Neither Wenig nor Wymer face charges, but prosecutors say their wrath provoked the revenge scheme, which was allegedly inspired by a plot point in the 2008 Leonardo DiCaprio movie Body of Lies. The ensuing fiasco is a reminder to a) never do what DiCaprio does in the movies (don’t impersonate people and don’t get rich off pump and dump schemes, either) and b) be aware of the dark side of employee engagement.

A healthy amount of engagement at work really is a good thing. People who care about their jobs and feel that their work is meaningful have a greater sense of well-being, and they’re better employees to boot.

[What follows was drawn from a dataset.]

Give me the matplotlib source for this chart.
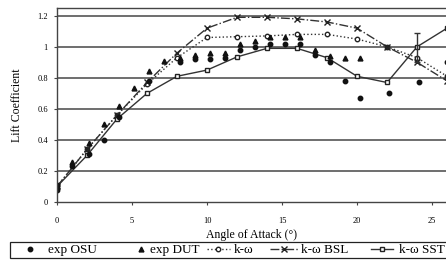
import matplotlib
matplotlib.use("Agg")
import matplotlib.pyplot as plt
import matplotlib.patches as mpatches

plt.rcParams['font.family'] = ['Liberation Serif', 'DejaVu Serif']

osu_x = [0, 0, 1.0, 2.1, 3.1, 4.1, 6.1, 8.2, 9.2, 10.2, 11.2, 12.2, 13.2, 14.2, 15.2, 16.2, 17.2, 18.2, 19.2, 20.2, 22.1, 24.1, 26.0]
osu_y = [0.08, 0.11, 0.23, 0.31, 0.40, 0.55, 0.78, 0.90, 0.92, 0.92, 0.93, 0.98, 1.00, 1.02, 1.02, 1.02, 0.95, 0.90, 0.78, 0.67, 0.70, 0.77, 0.90]

dut_x = [0, 1.0, 2.1, 3.1, 4.1, 5.1, 6.1, 7.1, 8.2, 9.2, 10.2, 11.2, 12.2, 13.2, 14.2, 15.2, 16.2, 17.2, 18.2, 19.2, 20.2]
dut_y = [0.10, 0.26, 0.38, 0.50, 0.62, 0.735, 0.845, 0.91, 0.93, 0.95, 0.96, 0.96, 1.02, 1.04, 1.06, 1.06, 1.06, 0.98, 0.94, 0.93, 0.93]

# CFD results
cfd_x = [0, 2, 4, 6, 8, 10, 12, 14, 16, 18, 20, 22, 24, 26]
kw_y = [0.10, 0.34, 0.56, 0.76, 0.93, 1.06, 1.065, 1.07, 1.08, 1.08, 1.05, 1.00, 0.93, 0.81]
bsl_y = [0.10, 0.34, 0.56, 0.77, 0.96, 1.12, 1.19, 1.19, 1.18, 1.16, 1.12, 1.00, 0.90, 0.78]
sst_y = [0.10, 0.30, 0.535, 0.70, 0.81, 0.85, 0.935, 0.99, 0.99, 0.93, 0.81, 0.77, 1.00, 1.12]

err_x = 24
err_y = 1.00
err_lo = 0.10
err_hi = 0.09

yticks = [0, 0.2, 0.4, 0.6, 0.8, 1.0, 1.2]
yticklabels = ["0", "0.2", "0.4", "0.6", "0.8", "1", "1.2"]
xticks = [0, 5, 10, 15, 20, 25]

W, H = 446, 263
fig = plt.figure(figsize=(W / 100, H / 100), dpi=100)
ax = fig.add_axes([57 / W, 61 / H, 389 / W, 194 / H])

for yy in yticks[1:]:
    ax.axhline(yy, color="#555555", lw=1.2, zorder=0)

ax.plot(cfd_x, kw_y, ':', color="#333333", lw=1.0, marker='o', ms=3.2,
        markerfacecolor='white', markeredgecolor="#222222", label="k-\u03c9")
ax.plot(cfd_x, bsl_y, '-.', color="#333333", lw=1.0, marker='x', ms=3.8,
        markeredgecolor="#222222", label="k-\u03c9 BSL")
ax.plot(cfd_x, sst_y, '-', color="#333333", lw=1.0, marker='s', ms=3.2,
        markerfacecolor='white', markeredgecolor="#222222", label="k-\u03c9 SST")
ax.errorbar([err_x], [err_y], yerr=[[err_lo], [err_hi]], fmt='none',
            ecolor="#333333", elinewidth=1.0, capsize=2.5)
ax.plot(osu_x, osu_y, 'o', color="#111111", ms=3.2, label="exp OSU")
ax.plot(dut_x, dut_y, '^', color="#111111", ms=3.5, label="exp DUT")

ax.set_xlim(0, 25.93)
ax.set_ylim(0, 1.25)
ax.set_yticks(yticks)
ax.set_yticklabels(yticklabels)
ax.set_xticks(xticks)
ax.tick_params(labelsize=6, length=2.5, width=0.8, color="#444444", pad=8)
ax.tick_params(axis='y', pad=4)
for s in ['left', 'bottom', 'top']:
    ax.spines[s].set_color("#444444")
    ax.spines[s].set_linewidth(1.0)
ax.spines['right'].set_visible(False)

ax.set_xlabel("Angle of Attack (\u00b0)", fontsize=8.5, labelpad=3)
ax.set_ylabel("Lift Coefficient", fontsize=8.5, labelpad=10)

# legend box along the bottom, entries placed like the original
frame = mpatches.Rectangle((10 / W, 5 / H), 460 / W, 16 / H, transform=fig.transFigure,
                           facecolor='white', edgecolor="#222222", lw=0.9)
fig.patches.append(frame)

handles, labels = ax.get_legend_handles_labels()
order = [3, 4, 0, 1, 2]
starts = [20, 134, 207, 270, 371]
hlens = [1.5, 1.0, 1.74, 2.12, 1.67]
pads = [0.6, 0.18, 0.3, 0.23, 0.45]
for i, x0, hl, tp in zip(order, starts, hlens, pads):
    fig.legend([handles[i]], [labels[i]], loc="center left",
               bbox_to_anchor=(x0 / W, 13 / H), frameon=False, fontsize=9.5,
               borderpad=0, borderaxespad=0, handlelength=hl, handletextpad=tp)

fig.savefig("out.png", dpi=100)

But it’s definitely possible to become overly invested in work, whether that means running ourselves ragged with 12-hour days, letting our personal relationships wither, or conflating our identities with our jobs to the point that any professional struggle or defeat is a major blow to our sense of self-worth.

Perhaps the latter point is why the eBay employees got so worked up about the newsletter: When you believe your job is what gives you value, any criticism of the company you work for may well feel like a personal attack.

But this kind of thinking is not only misguided—it’s ultimately self-defeating. These six former employees were apparently so devoted to eBay that they were allegedly willing to break the law for it, but they got fired in September after the company conducted an investigation into their actions.

To be clear, it’s absolutely appropriate to fire people who are sending strangers live cockroaches and funeral wreaths in the mail. But perhaps things never would have reached that point if the employees in question had a better sense of the boundaries between themselves and their jobs.